━━ Records for this exercise
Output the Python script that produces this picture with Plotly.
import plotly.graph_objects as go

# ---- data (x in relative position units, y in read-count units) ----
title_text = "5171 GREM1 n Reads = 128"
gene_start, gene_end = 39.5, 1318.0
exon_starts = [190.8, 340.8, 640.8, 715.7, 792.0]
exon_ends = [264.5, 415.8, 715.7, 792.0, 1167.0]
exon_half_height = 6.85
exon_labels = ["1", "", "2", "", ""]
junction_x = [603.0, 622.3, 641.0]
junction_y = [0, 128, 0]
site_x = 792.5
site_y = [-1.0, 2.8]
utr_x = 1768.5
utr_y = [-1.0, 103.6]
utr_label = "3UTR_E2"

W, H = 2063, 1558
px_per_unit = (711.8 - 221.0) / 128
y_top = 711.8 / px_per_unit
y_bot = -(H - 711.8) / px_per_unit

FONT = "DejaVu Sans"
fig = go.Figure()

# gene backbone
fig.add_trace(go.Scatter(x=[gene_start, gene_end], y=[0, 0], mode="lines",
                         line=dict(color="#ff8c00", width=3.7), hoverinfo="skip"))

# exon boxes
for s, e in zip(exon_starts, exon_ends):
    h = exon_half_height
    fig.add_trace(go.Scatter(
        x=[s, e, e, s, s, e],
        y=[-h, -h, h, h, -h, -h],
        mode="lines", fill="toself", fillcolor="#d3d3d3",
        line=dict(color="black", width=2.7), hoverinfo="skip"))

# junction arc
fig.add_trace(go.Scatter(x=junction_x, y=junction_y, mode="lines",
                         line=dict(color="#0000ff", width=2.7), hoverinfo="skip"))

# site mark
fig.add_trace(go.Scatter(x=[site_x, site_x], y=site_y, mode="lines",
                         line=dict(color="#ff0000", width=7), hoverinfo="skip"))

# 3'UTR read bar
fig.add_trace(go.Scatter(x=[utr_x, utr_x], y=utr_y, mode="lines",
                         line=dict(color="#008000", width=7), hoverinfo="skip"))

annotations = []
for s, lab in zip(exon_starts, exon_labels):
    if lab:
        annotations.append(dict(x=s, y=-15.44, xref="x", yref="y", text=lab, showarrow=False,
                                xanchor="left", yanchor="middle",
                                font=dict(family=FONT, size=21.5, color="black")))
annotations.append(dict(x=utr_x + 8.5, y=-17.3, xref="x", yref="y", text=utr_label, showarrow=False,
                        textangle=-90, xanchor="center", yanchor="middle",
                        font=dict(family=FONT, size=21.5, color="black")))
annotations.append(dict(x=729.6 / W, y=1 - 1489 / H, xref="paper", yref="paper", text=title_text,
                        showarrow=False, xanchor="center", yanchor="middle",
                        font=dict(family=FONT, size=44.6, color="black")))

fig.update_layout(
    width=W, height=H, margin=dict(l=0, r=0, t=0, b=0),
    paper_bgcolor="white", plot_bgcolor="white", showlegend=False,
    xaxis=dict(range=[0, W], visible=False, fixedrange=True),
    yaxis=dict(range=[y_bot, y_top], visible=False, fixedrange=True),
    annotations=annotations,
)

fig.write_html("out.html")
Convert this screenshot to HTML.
━━━━
• What you will do
Exactly as shown, repeat every record.

• Answer for the task
Output the Python script that produces this picture with Plotly.
import plotly.graph_objects as go

# ---- data (x in relative position units, y in read-count units) ----
title_text = "5171 GREM1 n Reads = 128"
gene_start, gene_end = 39.5, 1318.0
exon_starts = [190.8, 340.8, 640.8, 715.7, 792.0]
exon_ends = [264.5, 415.8, 715.7, 792.0, 1167.0]
exon_half_height = 6.85
exon_labels = ["1", "", "2", "", ""]
junction_x = [603.0, 622.3, 641.0]
junction_y = [0, 128, 0]
site_x = 792.5
site_y = [-1.0, 2.8]
utr_x = 1768.5
utr_y = [-1.0, 103.6]
utr_label = "3UTR_E2"

W, H = 2063, 1558
px_per_unit = (711.8 - 221.0) / 128
y_top = 711.8 / px_per_unit
y_bot = -(H - 711.8) / px_per_unit

FONT = "DejaVu Sans"
fig = go.Figure()

# gene backbone
fig.add_trace(go.Scatter(x=[gene_start, gene_end], y=[0, 0], mode="lines",
                         line=dict(color="#ff8c00", width=3.7), hoverinfo="skip"))

# exon boxes
for s, e in zip(exon_starts, exon_ends):
    h = exon_half_height
    fig.add_trace(go.Scatter(
        x=[s, e, e, s, s, e],
        y=[-h, -h, h, h, -h, -h],
        mode="lines", fill="toself", fillcolor="#d3d3d3",
        line=dict(color="black", width=2.7), hoverinfo="skip"))

# junction arc
fig.add_trace(go.Scatter(x=junction_x, y=junction_y, mode="lines",
                         line=dict(color="#0000ff", width=2.7), hoverinfo="skip"))

# site mark
fig.add_trace(go.Scatter(x=[site_x, site_x], y=site_y, mode="lines",
                         line=dict(color="#ff0000", width=7), hoverinfo="skip"))

# 3'UTR read bar
fig.add_trace(go.Scatter(x=[utr_x, utr_x], y=utr_y, mode="lines",
                         line=dict(color="#008000", width=7), hoverinfo="skip"))

annotations = []
for s, lab in zip(exon_starts, exon_labels):
    if lab:
        annotations.append(dict(x=s, y=-15.44, xref="x", yref="y", text=lab, showarrow=False,
                                xanchor="left", yanchor="middle",
                                font=dict(family=FONT, size=21.5, color="black")))
annotations.append(dict(x=utr_x + 8.5, y=-17.3, xref="x", yref="y", text=utr_label, showarrow=False,
                        textangle=-90, xanchor="center", yanchor="middle",
                        font=dict(family=FONT, size=21.5, color="black")))
annotations.append(dict(x=729.6 / W, y=1 - 1489 / H, xref="paper", yref="paper", text=title_text,
                        showarrow=False, xanchor="center", yanchor="middle",
                        font=dict(family=FONT, size=44.6, color="black")))

fig.update_layout(
    width=W, height=H, margin=dict(l=0, r=0, t=0, b=0),
    paper_bgcolor="white", plot_bgcolor="white", showlegend=False,
    xaxis=dict(range=[0, W], visible=False, fixedrange=True),
    yaxis=dict(range=[y_bot, y_top], visible=False, fixedrange=True),
    annotations=annotations,
)

fig.write_html("out.html")
Convert this screenshot to HTML.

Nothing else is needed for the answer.